Gray and his two siblings were raised in Birmingham, Alabama by a single mom with a low income. Budgeting was so tight that despite his high GPA and test scores, he could not apply everywhere he wanted to for college due to application fees. But with some digging, he was able to get a whopping $1.3 million in scholarships, including a full ride from the Bill and Melinda Gates Foundation.
He enrolled at Drexel University and built Scholly with web developers Nick Pirollo and Bryson Alef. It’s been less than a year and the Scholly team has had 92,000 app downloads for 99 cents each.
Every investor is interested, and John and Herjavec, who both grew up poor, tell Gray they can relate to him and admire his tenacity.
Greiner makes an offer in what seems like a few minutes into Gray’s pitch. She tells Business Insider it was actually about 10 minutes in real time, before editing. Either way, it’s very fast for the show, where it usually takes about an hour for all of the investors to decide if they want to make a deal or not.
“You know what, Christopher?” Greiner says. “I’m going to do something I’ve never done before. I haven’t heard a whole lot, but I’m going to make you an offer right now.” She offers exactly what Gray had asked for — $40,000 for 15% equity.

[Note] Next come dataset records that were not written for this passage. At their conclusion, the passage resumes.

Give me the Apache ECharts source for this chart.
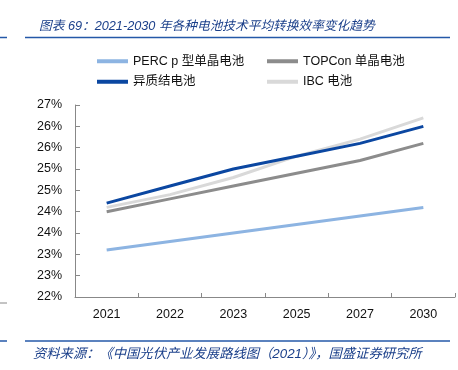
<!DOCTYPE html>
<html><head><meta charset="utf-8">
<script src="https://cdn.jsdelivr.net/npm/echarts@6/dist/echarts.min.js"></script>
<style>html,body{margin:0;padding:0;background:#fff}#c{width:458px;height:370px}</style>
</head><body><div id="c"></div>
<script>
const categories = ['2021','2022','2023','2025','2027','2030'];
const percValues = [23.1, 23.3, 23.5, 23.7, 23.9, 24.1];
const topconValues = [24.0, 24.3, 24.6, 24.9, 25.2, 25.6];
const hjtValues = [24.2, 24.6, 25.0, 25.3, 25.6, 26.0];
const ibcValues = [24.1, 24.4, 24.8, 25.3, 25.7, 26.2];
const yTickLabels = ['22%','23%','23%','24%','24%','25%','25%','26%','26%','27%'];
const seriesNames = ['PERC p 型单晶电池','TOPCon 单晶电池','异质结电池','IBC 电池'];

const FONT = '"Liberation Sans","Noto Sans CJK SC",sans-serif';
const chart = echarts.init(document.getElementById('c'));
const yMin = 22, yStep = 0.5;
function mk(name, data, color) {
  return {name, type:'line', data, symbol:'none', smooth:false,
    lineStyle:{color, width:3}, itemStyle:{color}};
}
chart.setOption({
  animation:false,
  textStyle:{fontFamily:FONT},
  title:{text:'图表 69：2021-2030 年各种电池技术平均转换效率变化趋势', left:34, top:15,
    textStyle:{fontSize:12.7, fontStyle:'italic', fontWeight:'normal', color:'#1a3f8a', fontFamily:FONT}},
  graphic:[
    {type:'line', shape:{x1:25,y1:37.5,x2:450,y2:37.5}, style:{stroke:'#2458a8', lineWidth:1.5}},
    {type:'line', shape:{x1:0,y1:37.5,x2:7,y2:37.5}, style:{stroke:'#2458a8', lineWidth:1.5}},
    {type:'line', shape:{x1:25,y1:341,x2:450,y2:341}, style:{stroke:'#2458a8', lineWidth:1.5}},
    {type:'line', shape:{x1:0,y1:341,x2:7,y2:341}, style:{stroke:'#2458a8', lineWidth:1.5}},
    {type:'line', shape:{x1:0,y1:303,x2:7,y2:303}, style:{stroke:'#888', lineWidth:1}},
    {type:'text', left:33, top:348, style:{text:'资料来源：《中国光伏产业发展路线图（2021）》，国盛证券研究所',
      fill:'#1a3f8a', font:'italic 13.3px '+FONT}}
  ],
  legend:[
    {data:[seriesNames[0], seriesNames[2]], orient:'vertical', left:92, top:50, itemGap:8,
      itemWidth:31, itemHeight:4, icon:'rect', textStyle:{fontSize:12.5, color:'#111', fontFamily:FONT}},
    {data:[seriesNames[1], seriesNames[3]], orient:'vertical', left:262, top:50, itemGap:8,
      itemWidth:31, itemHeight:4, icon:'rect', textStyle:{fontSize:12.5, color:'#111', fontFamily:FONT}}
  ],
  grid:{left:75, right:3, top:105, bottom:73, containLabel:false},
  xAxis:{type:'category', data:categories, boundaryGap:true,
    axisLine:{lineStyle:{color:'#888', width:1}},
    axisTick:{show:true, inside:true, length:4, lineStyle:{color:'#888'}},
    axisLabel:{color:'#111', fontSize:12.5, margin:11, fontFamily:FONT}},
  yAxis:{type:'value', min:yMin, max:26.5, interval:yStep,
    axisLine:{show:true, lineStyle:{color:'#888', width:1}},
    axisTick:{show:true, inside:true, length:5, lineStyle:{color:'#888'}},
    splitLine:{show:false},
    axisLabel:{color:'#111', fontSize:12.5, margin:13, fontFamily:FONT,
      formatter:v=>yTickLabels[Math.round((v-yMin)/yStep)] || ''}},
  series:[
    mk(seriesNames[3], ibcValues, '#d9d9d9'),
    mk(seriesNames[0], percValues, '#8db4e2'),
    mk(seriesNames[1], topconValues, '#8c8c8c'),
    mk(seriesNames[2], hjtValues, '#0b47a1')
  ]
});
</script></body></html>
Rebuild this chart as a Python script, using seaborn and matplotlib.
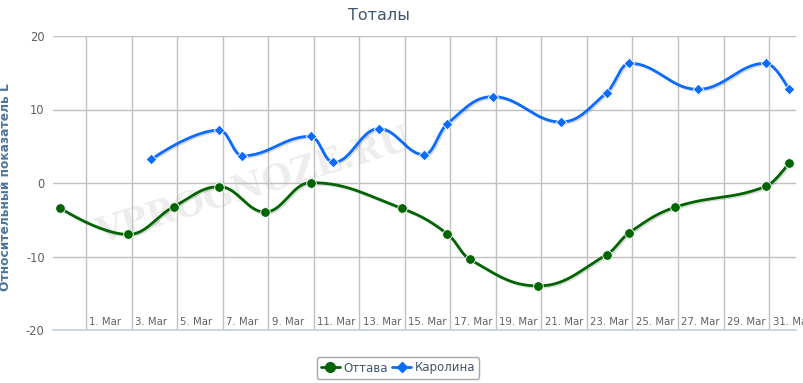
import numpy as np
import pandas as pd
import matplotlib.pyplot as plt
import matplotlib.patheffects as pe
import seaborn as sb

# data (value per day)
ottawa_dates = ['2014-02-28', '2014-03-03', '2014-03-05', '2014-03-07', '2014-03-09',
                '2014-03-11', '2014-03-15', '2014-03-17', '2014-03-18', '2014-03-21',
                '2014-03-24', '2014-03-25', '2014-03-27', '2014-03-31', '2014-04-01']
ottawa_values = [-3.4, -7.0, -3.2, -0.5, -3.95, 0.05, -3.45, -6.9, -10.4, -14.0,
                 -9.75, -6.75, -3.3, -0.45, 2.7]

carolina_dates = ['2014-03-04', '2014-03-07', '2014-03-08', '2014-03-11', '2014-03-12',
                  '2014-03-14', '2014-03-16', '2014-03-17', '2014-03-19', '2014-03-22',
                  '2014-03-24', '2014-03-25', '2014-03-28', '2014-03-31', '2014-04-01']
carolina_values = [3.2, 7.2, 3.7, 6.35, 2.8, 7.4, 3.85, 8.05, 11.75, 8.3,
                   12.3, 16.3, 12.75, 16.3, 12.75]

tick_dates = pd.date_range('2014-03-01', '2014-03-31', freq='2D')
tick_labels = [f"{d.day}. Mar" for d in tick_dates]
y_ticks = [-20, -10, 0, 10, 20]

title = 'Тоталы'
y_title = 'Относительный показатель L'
names = ['Оттава', 'Каролина']
colors = ['#006400', '#0a6cff']
markers = ['o', 'D']

tz_shift = -3.3 / 24  # points sit a few hours before midnight ticks
origin = pd.Timestamp('2014-03-01')


def to_days(dates):
    return np.array([(pd.Timestamp(d) - origin).days for d in dates], float) + tz_shift


def spline(x, y, smoothing=1.5, n=30):
    # highcharts style bezier spline
    x = np.asarray(x, float)
    y = np.asarray(y, float)
    m = len(x)
    lc = np.column_stack([x, y]).astype(float)
    rc = np.column_stack([x, y]).astype(float)
    d = smoothing + 1
    for i in range(1, m - 1):
        lx = (smoothing * x[i] + x[i - 1]) / d
        ly = (smoothing * y[i] + y[i - 1]) / d
        rx = (smoothing * x[i] + x[i + 1]) / d
        ry = (smoothing * y[i] + y[i + 1]) / d
        corr = ((ry - ly) * (rx - x[i])) / (rx - lx) + y[i] - ry
        ly += corr
        ry += corr
        if ly > y[i - 1] and ly > y[i]:
            ly = max(y[i - 1], y[i]); ry = 2 * y[i] - ly
        elif ly < y[i - 1] and ly < y[i]:
            ly = min(y[i - 1], y[i]); ry = 2 * y[i] - ly
        if ry > y[i + 1] and ry > y[i]:
            ry = max(y[i + 1], y[i]); ly = 2 * y[i] - ry
        elif ry < y[i + 1] and ry < y[i]:
            ry = min(y[i + 1], y[i]); ly = 2 * y[i] - ry
        lc[i] = (lx, ly)
        rc[i] = (rx, ry)
    t = np.linspace(0, 1, n)[:, None]
    pts = []
    for i in range(m - 1):
        p0 = np.array([x[i], y[i]]); p3 = np.array([x[i + 1], y[i + 1]])
        p1 = rc[i]; p2 = lc[i + 1]
        seg = ((1 - t) ** 3) * p0 + 3 * ((1 - t) ** 2) * t * p1 + 3 * (1 - t) * t ** 2 * p2 + t ** 3 * p3
        pts.append(seg if i == 0 else seg[1:])
    pts = np.vstack(pts)
    return pts[:, 0], pts[:, 1]


sb.set_style('white')
plt.rcParams['font.family'] = ['DejaVu Sans']

fig = plt.figure(figsize=(8.04, 3.83), dpi=100)
ax = fig.add_axes([53 / 804, 1 - 330 / 383, (796 - 53) / 804, (330 - 36) / 383])

ax.text(0.27, 0.49, 'VPROGNOZE.RU', transform=ax.transAxes, rotation=17,
        fontsize=25, family='DejaVu Serif', fontweight='bold', color='#ededed',
        ha='center', va='center', zorder=0)

series = [(ottawa_dates, ottawa_values), (carolina_dates, carolina_values)]
handles = []
for (dates, vals), name, col, mk in zip(series, names, colors, markers):
    xd = to_days(dates)
    sx, sy = spline(xd, vals)
    curve = pd.DataFrame({'x': sx, 'y': sy})
    sb.lineplot(data=curve, x='x', y='y', sort=False, color=col, linewidth=2,
                ax=ax, zorder=3,
                path_effects=[pe.SimpleLineShadow(offset=(1, -1), alpha=0.15, shadow_color='black'),
                              pe.Normal()])
    pts = pd.DataFrame({'x': xd, 'y': vals})
    sb.scatterplot(data=pts, x='x', y='y', color=col, marker=mk,
                   s=48 if mk == 'o' else 30, edgecolor='white', linewidth=0.6,
                   ax=ax, zorder=4)
    handles.append(plt.Line2D([], [], color=col, marker=mk, lw=2,
                              markersize=7 if mk == 'o' else 5.5, label=name))

x_left = (53 - 86) / 22.77
x_right = (796 - 86) / 22.77
ax.set_xlim(x_left, x_right)
ax.set_ylim(-20, 20)

tick_pos = [(d - origin).days for d in tick_dates]
ax.set_xticks(tick_pos)
ax.set_xticklabels([])
ax.tick_params(axis='x', length=0)
for p, lab in zip(tick_pos, tick_labels):
    ax.text(p + 0.15, -18.9, lab, fontsize=7.3, color='#606060', ha='left', va='center')

ax.set_yticks(y_ticks)
ax.set_yticklabels([str(v) for v in y_ticks], fontsize=8.3, color='#606060')
ax.tick_params(axis='y', length=0, pad=6)

ax.grid(True, color='#c0c0c0', linewidth=1)
ax.set_axisbelow(True)
for s in ['top', 'right', 'left']:
    ax.spines[s].set_visible(False)
ax.spines['bottom'].set_color('#c0d0e0')
ax.spines['bottom'].set_linewidth(1.2)

ax.set_xlabel('')
ax.set_ylabel(y_title, fontsize=8.8, fontweight='bold', color='#4d759e')
ax.yaxis.set_label_coords((12 - 53) / 743, (330 - 187) / 294)

fig.text(379 / 804, 1 - 16 / 383, title, fontsize=11.5, color='#3e576f',
         ha='center', va='center')

leg = fig.legend(handles=handles, loc='center', bbox_to_anchor=(398 / 804, 1 - 368 / 383),
                 ncol=2, frameon=True, fancybox=True, fontsize=8.5, handlelength=1.6,
                 handletextpad=0.3, columnspacing=0.4, borderpad=0.35,
                 edgecolor='#909090')
for t in leg.get_texts():
    t.set_color('#3e576f')
leg.get_frame().set_linewidth(1)

fig.savefig('out.png', dpi=100)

Cuban, frustrated, asks Greiner if he can first ask some real questions to learn about the company.
Greiner stays focused on Gray. “I believe in you. I believe in what you’re doing,” she says, which gets the other investors visibly perturbed.
Gray expresses his appreciation but says he still wants to hear what everyone else has to say. Greiner clarifies that she’s not even going to ask how he plans on scaling the company and making a profit.
Seeing how aggressive she’s being, John jumps in and says he wants to invest because it’s “personal” for him. He wasn’t able to go to college, he says, because he lacked funds and needed to support his family, and he wants to help give others an alternative. He and Greiner eventually decide to split the offer 50/50. Gray says he’d still like to hear from the others.
Herjavec, the founder of a large cyber security firm, and Cuban, a serial tech entrepreneur and investor, understand the smartphone app business very well and want to know more about how Scholly’s algorithm works and what the developers’ skillsets are.
It’s also deeply concerning for them and O’Leary to discover that there are only between 10,000 and 20,000 scholarships in Scholly’s database. Cuban and Herjavec need to know more to determine if they can scale the business. Greiner starts talking over them to say she and John don’t even care about those questions. John sticks with her and says they’ll figure it out as they go, and work with the other “Roberts and Mark Cubans of the world” to help them.